Já lembrei algumas vezes o velhinho do Iseb. Para quem não sabe, tratava-se de um grupo de intelectuais progressistas que se reunia todas as noites num casarão da rua das Palmeiras, em Botafogo, e era o contraponto ideológico da Escola Superior de Guerra, na Praia Vermelha, onde estava sendo articulado o golpe de 1964.
Só fui lá uma única vez, para uma conferência de Jean-Paul Sartre. Mesmo assim, fui arrolado num IPM (Inquérito Policial Militar) que apurava a subversão contra o regime militar. A lembrança se resume num episódio: numa das noites, quase de madrugada, antes de se encerrar a reunião, um velhinho que ninguém sabia quem era, pediu a palavra. E com a voz trêmula de ancião, declarou: "Está tudo muito confuso, temo que não dê certo". Deve ter morrido, mas nunca o esqueci.
Seu brado de alerta continua atual. Que tudo está muito confuso, está. Dona Dilma é refém, o ministro Antonio Palocci bagunçou o governo, a base aliada está rachada por causa dos cargos que não vieram, a inflação está voltando? No momento em que a Alemanha vai desativar suas usinas nucleares, o Brasil concluirá Angra 3 e construirá mais quatro dessas possíveis bombas de destruição?
No início de seu governo, Lula tentou criar o Fome Zero, que apesar de muito badalado, não decolou. No caso dele, houve tempo para compensar o estrago com o Bolsa Família. Dona Dilma também está criando um projeto de impacto contra a miséria, mas dará certo?
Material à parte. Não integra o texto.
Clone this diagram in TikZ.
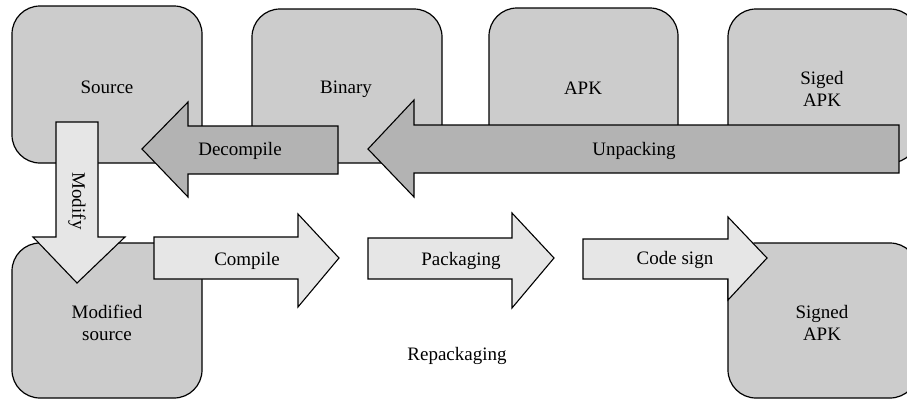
\documentclass[tikz,border=0pt]{standalone}
\usepackage{fontspec}
\setmainfont{Liberation Serif}
\definecolor{boxgray}{HTML}{CCCCCC}
\definecolor{darkarrow}{HTML}{B3B3B3}
\definecolor{lightarrow}{HTML}{E6E6E6}
\begin{document}
\begin{tikzpicture}[x=1pt,y=-1pt,
  fbox/.style={draw=black,line width=1.2pt,fill=boxgray,rounded corners=28pt},
  darr/.style={draw=black,line width=1.1pt,fill=darkarrow},
  larr/.style={draw=black,line width=1.1pt,fill=lightarrow},
  lbl/.style={font=\fontsize{19}{22}\selectfont,align=center,inner sep=0pt},
  bl/.style={lbl,anchor=base}]
\useasboundingbox (0,0) rectangle (907,400);
% top row boxes
\draw[fbox] (12,6) rectangle (202,163);
\draw[fbox] (252,9) rectangle (442,163);
\draw[fbox] (489,8) rectangle (678,163);
\draw[fbox] (728,9) rectangle (918,163);
\node[bl] (source) at (107,93) {Source};
\node[bl] (binary) at (346,93) {Binary};
\node[bl] (apk) at (583,94) {APK};
\node[lbl] (siged) at (822,89) {Siged\\APK};
% Unpacking arrow
\draw[darr] (899,125) -- (414,125) -- (414,100) -- (368,149) -- (414,197) -- (414,173) -- (899,173) -- cycle;
\node[bl] (unpack) at (634,155) {Unpacking};
% Decompile arrow
\draw[darr] (338,126) -- (188,126) -- (188,102) -- (142,149) -- (188,197) -- (188,174) -- (338,174) -- cycle;
\node[bl] (decomp) at (240,155) {Decompile};
% bottom boxes
\draw[fbox] (12,243) rectangle (202,398);
\draw[fbox] (728,243) rectangle (918,398);
\node[lbl] (modsrc) at (107,323) {Modified\\source};
\node[lbl] (signed) at (822,323) {Signed\\APK};
% Modify arrow
\draw[larr] (56,122) -- (98,122) -- (98,237) -- (125,237) -- (77,283) -- (33,237) -- (56,237) -- cycle;
\node[lbl,rotate=-90] (modify) at (77,201) {Modify};
% Compile arrow
\draw[larr] (154,237) -- (298,237) -- (298,214) -- (339,258) -- (298,307) -- (298,279) -- (154,279) -- cycle;
\node[bl] (compile) at (247,265) {Compile};
% Packaging arrow
\draw[larr] (368,238) -- (512,238) -- (512,213) -- (554,258) -- (512,308) -- (512,279) -- (368,279) -- cycle;
\node[bl] (pack) at (461,265) {Packaging};
% Code sign arrow
\draw[larr] (583,239) -- (728,239) -- (728,217) -- (767,258) -- (728,300) -- (728,279) -- (583,279) -- cycle;
\node[bl] (codesign) at (675,264) {Code sign};
\node[bl] (repack) at (457,360) {Repackaging};
\end{tikzpicture}
\end{document}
Tudo é possível, dizia sempre Machado de Assis. A nossa presidente tem fama de ser boa gerente, mas o cargo que ocupa é basicamente político, a gerência é um plus. E no plano político a coisa está muito confusa. Até quando durará o casamento do PMDB com o PT, cuja lua de mel está acabando? Haverá cargos para tanta gente? Por tudo isso, temo que não dê certo.